Sen. Rick Scott, R-Fla., wrote in a letter on Tuesday that the Commerce Department must investigate Ben & Jerry‘s for possibly violating a 1969 law when it banned ice-cream sales in the West Bank, the New York Post reported.
Scott also wrote that anti-Semitism may have motivated Ben & Jerry’s decision.
Ben & Jerry’s announced in July that the company would stop selling ice cream in the Israel-controlled West Bank and East Jerusalem, which Palestinians consider their own territory.
Scott wrote that the Commerce Department’s Office of Antiboycott Compliance has the responsibility to enforce the Export Administration Act.
The act gives the president the authority to “prohibit compliance with or support of any foreign boycott against a country which is friendly to the United States, with specified exceptions.”
Scott noted that for Ben & Jerry’s to cease operations in the West Bank, it had to prematurely cancel its licensing agreement with an Israel-based manufacturer and distributor.
“Ben & Jerry’s operates in Israel through a licensee, an Israeli company that has distributed ice cream throughout the country since 1987 and operates one of its few foreign manufacturing facilities,” he wrote.
“In addition to the manufacturing facility, the licensee allows Ben & Jerry’s to operate two scoop shops and distribute ice cream to be sold in stores throughout the country, including in Judea and Samaria,” he added.
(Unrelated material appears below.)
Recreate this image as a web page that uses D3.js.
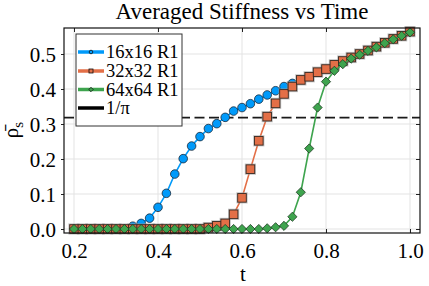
<!DOCTYPE html>
<html><head><meta charset="utf-8">
<script src="https://cdn.jsdelivr.net/npm/d3@7/dist/d3.min.js"></script>
<style>body{margin:0;background:#fff}svg{display:block}text{font-family:"Liberation Serif","Times New Roman","DejaVu Serif",serif;fill:#000}</style>
</head><body>
<script>
// ---- data ----
const tBlue = [0.20,0.22,0.24,0.26,0.28,0.30,0.32,0.34,0.36,0.38,0.40,0.42,0.44,0.46,0.48,0.50,0.52,0.54,0.56,0.58,0.60,0.62,0.64,0.66,0.68,0.70,0.72];
const vBlue = [0,0,0,0,0,0,0,0.008,0.016,0.031,0.062,0.102,0.157,0.201,0.237,0.264,0.287,0.301,0.319,0.337,0.347,0.358,0.371,0.383,0.395,0.407,0.416];
const tFull = [0.20,0.22,0.24,0.26,0.28,0.30,0.32,0.34,0.36,0.38,0.40,0.42,0.44,0.46,0.48,0.50,0.52,0.54,0.56,0.58,0.60,0.62,0.64,0.66,0.68,0.70,0.72,0.74,0.76,0.78,0.80,0.82,0.84,0.86,0.88,0.90,0.92,0.94,0.96,0.98,1.00];
const vOrange = [0,0,0,0,0,0,0,0,0,0,0,0,0,0,0,0,0.004,0.009,0.016,0.042,0.089,0.171,0.252,0.321,0.359,0.386,0.407,0.426,0.435,0.448,0.457,0.469,0.480,0.490,0.500,0.510,0.521,0.532,0.543,0.552,0.564];
const vGreen = [0,0,0,0,0,0,0,0,0,0,0,0,0,0,0,0,0,0,0,0,0,0,0,0.002,0.005,0.009,0.035,0.105,0.230,0.347,0.421,0.452,0.471,0.487,0.498,0.509,0.519,0.531,0.542,0.552,0.562];
const seriesNames = ["16x16 R1","32x32 R1","64x64 R1","1/π"];
const xTicks = [0.2,0.4,0.6,0.8,1.0];
const xTickLabels = ["0.2","0.4","0.6","0.8","1.0"];
const yTicks = [0.0,0.1,0.2,0.3,0.4,0.5];
const yTickLabels = ["0.0","0.1","0.2","0.3","0.4","0.5"];
const refLine = 1/Math.PI;

const FONT = '"Liberation Serif","Times New Roman","DejaVu Serif",serif';
const W=429,H=286;
const L=64,R=420,T=28,B=233;
const x = d3.scaleLinear().domain([0.2-10/420, 1.0+10/420]).range([L,R]);
const y = d3.scaleLinear().domain([-4/350, 201/350]).range([B,T]);

const svg = d3.select("body").append("svg").attr("width",W).attr("height",H)
  .attr("font-family",FONT);

// grid
svg.append("g").selectAll("line").data(xTicks).join("line")
  .attr("x1",d=>x(d)).attr("x2",d=>x(d)).attr("y1",T).attr("y2",B)
  .attr("stroke","#e3e3e3").attr("stroke-width",1);
svg.append("g").selectAll("line").data(yTicks).join("line")
  .attr("y1",d=>y(d)).attr("y2",d=>y(d)).attr("x1",L).attr("x2",R)
  .attr("stroke","#e3e3e3").attr("stroke-width",1);

// axes via d3 axis
const xAxis = svg.append("g").attr("transform",`translate(0,${B})`)
  .call(d3.axisBottom(x).tickValues(xTicks).tickFormat((d,i)=>xTickLabels[i]).tickSize(-4).tickPadding(10));
const yAxis = svg.append("g").attr("transform",`translate(${L},0)`)
  .call(d3.axisLeft(y).tickValues(yTicks).tickFormat((d,i)=>yTickLabels[i]).tickSize(3).tickPadding(5));
const yAxisR = svg.append("g").attr("transform",`translate(${R},0)`)
  .call(d3.axisRight(y).tickValues(yTicks).tickFormat("").tickSize(-4));
const xAxisT = svg.append("g").attr("transform",`translate(0,${T})`)
  .call(d3.axisTop(x).tickValues(xTicks).tickFormat("").tickSize(-4));
[xAxis,yAxis,yAxisR,xAxisT].forEach(g=>{
  g.attr("font-family",FONT).attr("font-size",21);
  g.select(".domain").remove();
  g.selectAll(".tick line").attr("stroke","#222").attr("stroke-width",1);
  g.selectAll("text").attr("font-family",FONT).style("font-family",FONT).style("font-size","21px").attr("fill","#000");
});
xAxis.selectAll("text").attr("dy","0.71em");
yAxis.selectAll("text").attr("dy","0.34em");

// reference dashed line
svg.append("line").attr("x1",L).attr("x2",R).attr("y1",y(refLine)).attr("y2",y(refLine))
  .attr("stroke","#1a1a1a").attr("stroke-width",1.6).attr("stroke-dasharray","10,4.5");

const cBlue="#009AFA", cOrange="#E36F47", cGreen="#3EA44E";
const line = d3.line().x(d=>x(d[0])).y(d=>y(d[1]));
const blue = tBlue.map((t,i)=>[t,vBlue[i]]);
const orange = tFull.map((t,i)=>[t,vOrange[i]]);
const green = tFull.map((t,i)=>[t,vGreen[i]]);

const plot = svg.append("g");
// blue
plot.append("path").datum(blue).attr("d",line).attr("fill","none").attr("stroke",cBlue).attr("stroke-width",1.6);
plot.append("g").selectAll("circle").data(blue).join("circle")
  .attr("cx",d=>x(d[0])).attr("cy",d=>y(d[1])).attr("r",4.3)
  .attr("fill",cBlue).attr("stroke","#1b2a3a").attr("stroke-width",0.8);
// orange
plot.append("path").datum(orange).attr("d",line).attr("fill","none").attr("stroke",cOrange).attr("stroke-width",1.6);
const sq=8.6;
plot.append("g").selectAll("rect.halo").data(orange).join("rect")
  .attr("x",d=>x(d[0])-sq/2).attr("y",d=>y(d[1])-sq/2).attr("width",sq).attr("height",sq)
  .attr("fill","none").attr("stroke","#999").attr("stroke-opacity",0.6).attr("stroke-width",2.6);
plot.append("g").selectAll("rect.m").data(orange).join("rect")
  .attr("x",d=>x(d[0])-sq/2).attr("y",d=>y(d[1])-sq/2).attr("width",sq).attr("height",sq)
  .attr("fill",cOrange).attr("stroke","#3a2a22").attr("stroke-width",0.9);
// green
plot.append("path").datum(green).attr("d",line).attr("fill","none").attr("stroke",cGreen).attr("stroke-width",1.6);
const dm=4.6;
plot.append("g").selectAll("path.d").data(green).join("path")
  .attr("d",d=>{const cx=x(d[0]),cy=y(d[1]);return `M${cx},${cy-dm}L${cx+dm},${cy}L${cx},${cy+dm}L${cx-dm},${cy}Z`;})
  .attr("fill",cGreen).attr("stroke","#1e3a22").attr("stroke-width",0.8);

// frame
svg.append("rect").attr("x",L).attr("y",T).attr("width",R-L).attr("height",B-T)
  .attr("fill","none").attr("stroke","#111").attr("stroke-width",1.2);

// legend
const lg = svg.append("g");
lg.append("rect").attr("x",76).attr("y",34).attr("width",106).attr("height",92)
  .attr("fill","#fff").attr("stroke","#333").attr("stroke-width",1);
const rows=[52,71,89.5,108];
const colors=[cBlue,cOrange,cGreen,"#000"];
seriesNames.forEach((name,i)=>{
  const ry=rows[i];
  lg.append("line").attr("x1",78).attr("x2",104).attr("y1",ry).attr("y2",ry)
    .attr("stroke",colors[i]).attr("stroke-width",3.5);
  if(i===0) lg.append("circle").attr("cx",91).attr("cy",ry).attr("r",1.8).attr("fill",cBlue).attr("stroke","#111").attr("stroke-width",0.8);
  if(i===1) lg.append("rect").attr("x",89).attr("y",ry-2).attr("width",4).attr("height",4).attr("fill",cOrange).attr("stroke","#111").attr("stroke-width",0.8);
  if(i===2) lg.append("path").attr("d",`M91,${ry-2.2}L93.2,${ry}L91,${ry+2.2}L88.8,${ry}Z`).attr("fill",cGreen).attr("stroke","#111").attr("stroke-width",0.8);
  lg.append("text").attr("x",106).attr("y",ry+6).style("font-size","18.5px").text(name);
});

// title & labels
svg.append("text").attr("x",242).attr("y",19).attr("text-anchor","middle").style("font-size","23px").text("Averaged Stiffness vs Time");
svg.append("text").attr("x",243).attr("y",281).attr("text-anchor","middle").style("font-size","21px").text("t");
const yl = svg.append("text").attr("transform","translate(18,130) rotate(-90)").attr("text-anchor","middle").style("font-size","21px");
yl.append("tspan").text("ρ\u0304");
yl.append("tspan").attr("dy",5).style("font-size","15px").text("s");
</script>
</body></html>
As evidence of the anti-Semitism claim, Scott wrote that Ben & Jerry’s has sought to “withdraw ice cream sales from the region for years.”
“Further, Ben & Jerry’s independent board of directors passed a resolution to end sales of Ben & Jerry’s products in Israeli settlements in July 2020,” he wrote. “This appears to be the first such decision by Ben & Jerry’s to boycott sales to a foreign country, meaning the Jewish State is the company’s first target.”